Episcopalian Denominations In America
|Episcopal Denominations||Reported Membership|
|Episcopal Church||2 million|
|Anglican Church in North America||112,000|
|Continuing Anglican Churches||100,000|
|Reformed Episcopal Church||15,000|
Also, see Episcopalian vs. Eastern Orthodox: What’s the Difference? to learn more.
Episcopalian and Non-Denominational Churches: Similarities and Differences
What are the “high church” and “low church” Anglicanism and Episcopalianism? The high church wing emphasizes the tradition’s similarities to Catholicism and practices aspects of High Mass. The low church wing emphasizes the tradition’s similarities with Protestantism and its roots in the Reformation.
- Today, some Episcopalian congregations in America emphasize beliefs and practices that are considered Catholic.
- Other churches are aligned with conservative evangelical theology, some of which embrace charismatic expressions of worship and prayer.
- Still, other Episcopal churches have largely abandoned historical Catholicism and Protestantism and have adopted liberal and progressive social-political convictions and have less theological focus.
|View of the Bible||Traditionally, the “low church” has a high view of Scripture in alignment with Protestantism. The “high church” values Scripture plus ecclesiastical tradition. Liberal and progressive congregations have decentralized Scripture. People can read deutero-canonical literature or the Apocrypha, but they can’t be used to establish doctrine.||Most non-denominational churches have a high view of Scripture. Some churches, especially those in America, use the terms “inerrancy” (the Bible has no errors) and “infallibility” (the Bible is unable to error) to describe their convictions.|
|View of God||Episcopalians believe in the Trinity; there is one God who exists in three persons. The Father, Son, and Holy Spirit are each fully divine.||Non-denominational churches affirm the doctrine of the Trinity like all historic Christians do. Father, Son, and Holy Spirit are each God, yet there is one God.|
|View of Christ||Historically, Episcopalianism has affirmed that Jesus is the second person of the Trinity. He is God in human flesh. He is 100% God and 100% man. Jesus was born of a virgin, lived a sinless life, died as an atonement for sin, was physically resurrected on the third day, and ascended into heaven.||Similarly, Jesus is 100% man and 100% God. He lived a sinless life, died on the cross as an atonement for sin, rose three days later, and ascended into heaven.|
|View of Salvation||Episcopalianism’s roots in Anglicanism are closer to Calvinism than Arminianism.

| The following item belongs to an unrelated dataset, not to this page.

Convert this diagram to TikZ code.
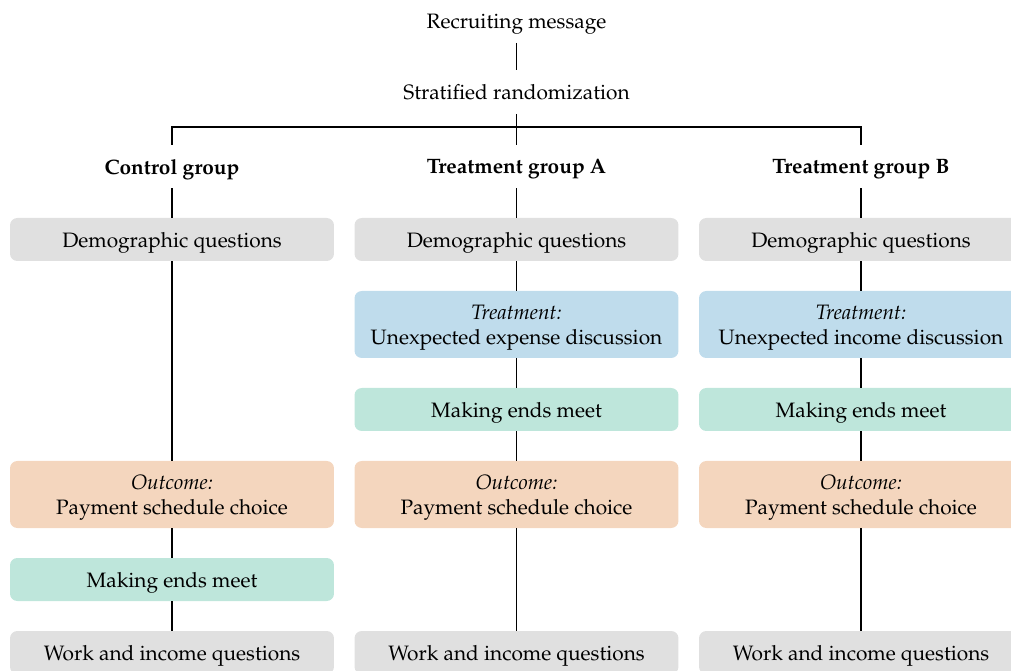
\documentclass[tikz,border=0pt]{standalone}
\usepackage[T1]{fontenc}
\usepackage{mathpazo}
\definecolor{boxgray}{RGB}{224,224,224}
\definecolor{boxblue}{RGB}{191,220,236}
\definecolor{boxgreen}{RGB}{190,230,219}
\definecolor{boxorange}{RGB}{244,214,190}
\tikzset{
  lbl/.style={inner sep=0pt, minimum height=20.64pt, align=center, text depth=0pt},
  box/.style={lbl, rounded corners=3.5pt, minimum width=155.5pt, fill=#1},
  tallbox/.style={box=#1, minimum height=32.16pt},
  conn/.style={line width=0.6pt}
}
\begin{document}
\begin{tikzpicture}[x=0.48pt, y=-0.48pt]
\useasboundingbox (0,0) rectangle (1011,671);
% top
\node[lbl] (r) at (516.5,21) {Recruiting message};
\node[lbl] (s) at (516.5,92) {Stratified randomization};
\coordinate (split) at (516.5,127);
% group labels
\node[lbl] (gc) at (172,166.5) {\textbf{Control group}};
\node[lbl] (ga) at (516.5,166.5) {\textbf{Treatment group A}};
\node[lbl] (gb) at (861,166.5) {\textbf{Treatment group B}};
% control column
\node[box=boxgray] (cd) at (172,239.5) {Demographic questions};
\node[tallbox=boxorange] (co) at (172,494.5) {\textit{Outcome:}\\Payment schedule choice};
\node[box=boxgreen] (cm) at (172,579.5) {Making ends meet};
\node[box=boxgray] (cw) at (172,652.5) {Work and income questions};
% treatment A column
\node[box=boxgray] (ad) at (516.5,239.5) {Demographic questions};
\node[tallbox=boxblue] (at) at (516.5,324.5) {\textit{Treatment:}\\Unexpected expense discussion};
\node[box=boxgreen] (am) at (516.5,409.5) {Making ends meet};
\node[tallbox=boxorange] (ao) at (516.5,494.5) {\textit{Outcome:}\\Payment schedule choice};
\node[box=boxgray] (aw) at (516.5,652.5) {Work and income questions};
% treatment B column
\node[box=boxgray] (bd) at (861,239.5) {Demographic questions};
\node[tallbox=boxblue] (bt) at (861,324.5) {\textit{Treatment:}\\Unexpected income discussion};
\node[box=boxgreen] (bm) at (861,409.5) {Making ends meet};
\node[tallbox=boxorange] (bo) at (861,494.5) {\textit{Outcome:}\\Payment schedule choice};
\node[box=boxgray] (bw) at (861,652.5) {Work and income questions};
% connectors
\draw[conn] (r) -- (s);
\draw[conn] (s) -- (ga);
\draw[conn] (gc.north) |- (split) -| (gb.north);
\draw[conn] (gc) -- (cd);
\draw[conn] (cd) -- (co);
\draw[conn] (co) -- (cm);
\draw[conn] (cm) -- (cw);
\draw[conn] (ga) -- (ad);
\draw[conn] (ad) -- (at);
\draw[conn] (at) -- (am);
\draw[conn] (am) -- (ao);
\draw[conn] (ao) -- (aw);
\draw[conn] (gb) -- (bd);
\draw[conn] (bd) -- (bt);
\draw[conn] (bt) -- (bm);
\draw[conn] (bm) -- (bo);
\draw[conn] (bo) -- (bw);
\end{tikzpicture}
\end{document}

However, Arminianism grew to characterize and influence the tradition more. Today, liberal and progressive congregations are ecumenical and inclusive of other religions.||Non-denominational churches, like other Protestants, believe that people are saved by grace, through faith, in Christ alone, based on Scripture alone. A non-denominational church may be Arminian, Calvinist or Reformed, Baptist, or something else.|
|View of the Holy Spirit||The Holy Spirit is the third person of the Trinity. He is fully divine. Episcopalians are historically cessationists, yet some small communions practice charismatic worship (e.g., International Communion of the Charismatic Episcopal Church).||Non-denominational churches believe that the Holy Spirit is God. Regarding spiritual gifts, some non-denominational churches practice speaking in tongues, and some don’t.|
|View of the Ordinances or Sacraments||All Episcopalian expressions recognize baptism and the Lord’s Supper. Those who have convictions that align with the high church recognize the other five that Catholicism does. The Anglican-Episcopalian tradition teaches that the sacraments are a means of grace, as in Catholicism.||Like other Protestants, non-denominational churches recognize and practice baptism and the Lord’s Supper or communion. These are the only sacraments that Christ himself explicitly taught.|
|View of the Lord’s Supper||Christ is present in the elements, but there is a mystery to it. The tradition doesn’t fully embrace Catholicism’s theology of the Eucharist but affirms that consuming the elements is more than simply a memorial practice.||The majority of non-denominational churches subscribe to the memorial view of the bread and cup, as opposed to transubstantiation, which Catholicism teaches, and consubstantiation, which Lutheranism teaches, or the spiritual presence of Christ that other traditions believe.*|
|View of the Baptism||Clergy baptize infants and adults; baptized individuals are “grafted into the church.”||Most non-denominational churches practice “Believer’s baptism,” which refers to baptizing those who profess faith in Christ. This may include children and young adults, but not babies and infants.*|
|View of the end times||Episcopalians believe in the Second Coming of Christ. The tradition’s eschatology is Amillennial, as opposed to Premillennial or Postmilennial.||Non-denominational churches can be Premillennial, Amillennial, or Postmillennial. The Second Coming of Christ is a central doctrine for non-denominational churches.|
*Why do many non-denominational churches seem Baptist? Many non-denominational churches have practices that are historically associated with Baptist traditions, like having a congregational government, practicing Believer’s Baptism, and holding to the memorial view of the Lord’s Supper.
Baptist churches and non-denominational churches both value corporate and individual autonomy. Congregations — that is, members — make decisions in such churches, not a regional, state, or national authority.
The individual makes a decision to be baptized, not their parents or pastor. Organizationally, Baptist and non-denominational churches tend to mirror the American values of freedom and individuality in some of their practices.